Salah satu isu utama internasional adalah perubahan iklim akibat pemanasan global. Ratusan ilmuwan dari berbagai negara terlibat dalam panel Pemerintah Antar Pemerintah Mengenai Perubahan Iklim (IPCC) yang menghasilkan pengkajian internasional paling komperehensif dan menyeluruh mengenai suatu pokok persoalan ilmiah yang pernah dilakukan. Tindakan mendesak diperlukan untuk mengurangi emisi gas rumah kaca, terutama CO2, guna mencegah terjadinya kerusakan lebih parah.

Kerusakan meluas akibat naiknya permukaan air laut dan semakin sering terjadinya gelombang panas, banjir dan kekeringan, akan terjadi dengan kenaikan sedikit suhu rata-rata dunia. Akibatnya, es di kutub mencair yang menyebabkan permukaan air laut naik beberapa cm pertahun. Dalam beberapa puluh tahun akan makin banyak daratan yang tergenang air.

Salah satu persyaratannya ialah bahwa penggundulan hutan tropis yang menjadi sumber dari 20 persen emisi gas rumah kaca harus dihentikan dalam satu atau dua dekade ini. International Energy Agency mengemukakan, tindakan yang kuat dan tegas perlu dilakukan guna mencegah agar emisi global CO2 tidak lagi meningkat.

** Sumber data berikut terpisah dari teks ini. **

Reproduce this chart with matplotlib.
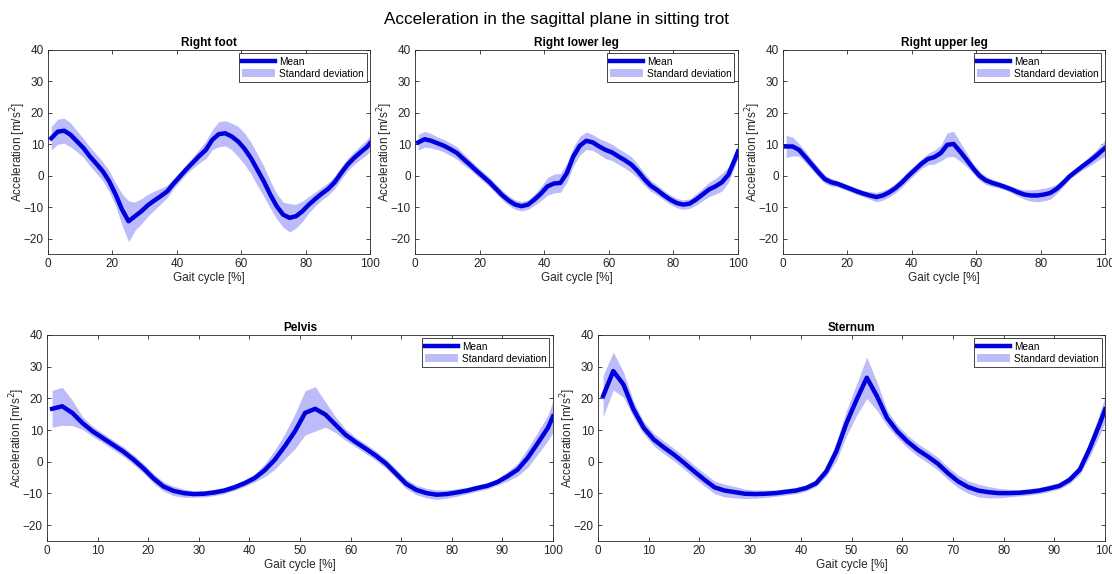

Syukur sejumlah negeri Islam mempunyai kepedulian terhadap masalah itu. Oktober 2008 di Kuwait diselenggarakan pertemuan untuk membahas tema “Islam dan Perubahan Iklim” . Di Indonesia sejumlah ilmuwan Islam juga berupaya menumbuhkan kesadaran di kalangan ulama dan cendikiawan Islam Indonesia bahwa ajaran Islam amat memandang penting ikhtiar menjaga kelestarian alam seperti pesan (paling tidak) di dalam dua ayat di atas.

Persepsi Bersyukur

Sebagai khalifatullah fi al ardl kita harus menjaga kelestarian alam supaya tidak rusak dan tetap bermanfaat bagi anak cucu kita. Ternyata, kita tidak mampu menjaganya, yang berarti kita kurang mensyukuri alam Indonesia sebagai nikmat Allah. Padahal, para ulama dan cendikiawan muslim di Indonesia fasih sekali dalam menyampaikan ayat di dalam surat Ibrahim tentang pentingnya bersyukur.

Pesan ayat itu adalah; “apabila kamu bersyukur, akan ditambah kenikmatan itu dan apabila kamu tidak bersyukur , sungguh azab Allah itu sangat pedih”. Karena kita tidak bersyukur dengan tidak memelihara alam itu, kini kita bisa merasakan azab berupa banjir akibat alam yang rusak dan kesulitan air akibat pencemaran air. Persepsi kita tentang bersyukur perlu ditinjau kembali.

Pada 1950-an Indonesia mempunyai hutan seluas 152 juta ha. Jumlah itu turun menjadi 119 juta ha pada 1985 dan kini hanya sekitar 86 juta ha. Dalam 64 tahun luas hutan berkurang 66 juta ha atau 4,8 kali luas Pulau Jawa dan Bali. Kini baru ada sedikit kesadaran untuk menanami kembali hutan yang telah gundul itu.

Memang sudah ada kesadaran dari sejumlah ulama dan pesantren tentang pentingnya kesalehan terhadap alam. Sudah ada yang ikut dalam kegiatan menanam kembali hutan, tetapi masih perlu upaya yang sungguh-sungguh serius untuk menumbuhkan kesadaran itu yang seluas-luasnya.